During the Muscular Dystrophy Telethon she spoke to the television cameras every hour urging Orange County viewers to send in their dollars. She kissed Mickey Rooney and appeared on "You Bet Your Life" with Groucho Marx.
Then in the summer of 1955, between her freshman and sophomore years of college, Marks entered the Miss Universe Pageant. She and 75 beautiful young ladies from around the world spent two thrilling weeks in Long Beach.
In their first public appearance, each contestant presented the mayor of Long Beach a special gift from her town.
"My gift was a wagon full of ripe oranges," Marks said. "I wore a white lace gown and mantilla, reflecting the early Spanish history of California."
During the pageant, the young women spent their time at rehearsals, beauty parlors, Universal Studios and shopping.
Cultured women from the area volunteered as chaperones, instructing the contestants in appropriate behavior and table manners.
"Flirting was forbidden," she said. "Each young lady was eager to make a good impression wherever we went. Our pictures and interviews filled the newspapers daily."
At the Coronation Ball, Navy airmen served as escorts.
Visiting over lunch with actress Maureen O'Hara was one of her most memorable experiences. Chatting with film star Tony Curtis was another highlight.
In beauty pageants, personality, poise, grooming and vocal diction are just as important as a beautiful figure and face.
With short brown wavy hair, a long torso and a figure of balanced proportions, the deciding factor was that her legs went together nicely, according to the judges.
But there's something about her smile ... In Marks' vast collection of news clippings and photographs, it's her beautiful smile that draws me.
Among her collection is the white bathing suit she wore for the Miss Universe pageant. Seed pearl beads and sparkling crystals adorn the halter ties in starburst patterns across its length.

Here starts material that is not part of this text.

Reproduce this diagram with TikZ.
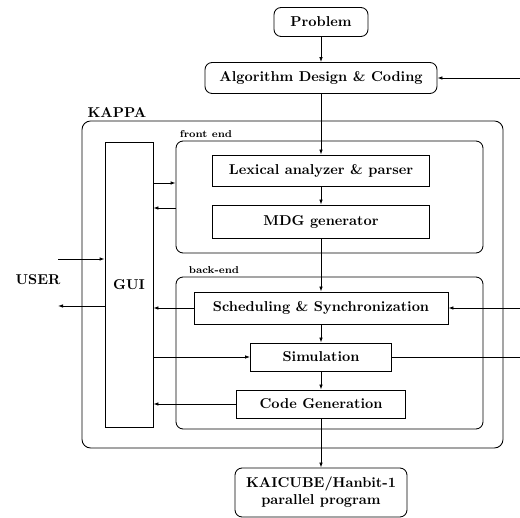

In blue letters the word California is imprinted on the sash, now yellowed with age.
"Meeting girls from other countries was my biggest thrill," Marks said.
Marks placed as fourth runner-up to Miss USA. Her heart raced as she realized how close she had come to competing for the Miss Universe title.
Once the glamour ended, Marks returned to the rebuilt garage where she and her widowed mother lived. Waiting on tables at Knott's Berry Farm provided tuition money while earning her elementary teaching degree at University of California at Fullerton.
Knott's Berry Farm was very proud to employ the prettiest girl in California.
She's grateful for the experiences and opportunities she enjoyed during those few short years, and the doors that were opened to her because of all she learned in the limelight. Today she wishes she could meet the girls she competed with, to find out how they've spent their lives.
Over the 30 years following the pageant, she taught first-, second- and third-graders. It was a creative and rewarding time in her life.
Today she cherishes countless memories from her glamour years and her teaching years. She and her husband, David, retired in Mariposa, where they operated a small herb farm.
"When we do what we love, it is more like playing than working," Marks said. "Sing, dance, laugh, pray and be grateful for your many blessings. In a life of struggle and heartache, when you treasure the gifts you receive, the trials diminish in size."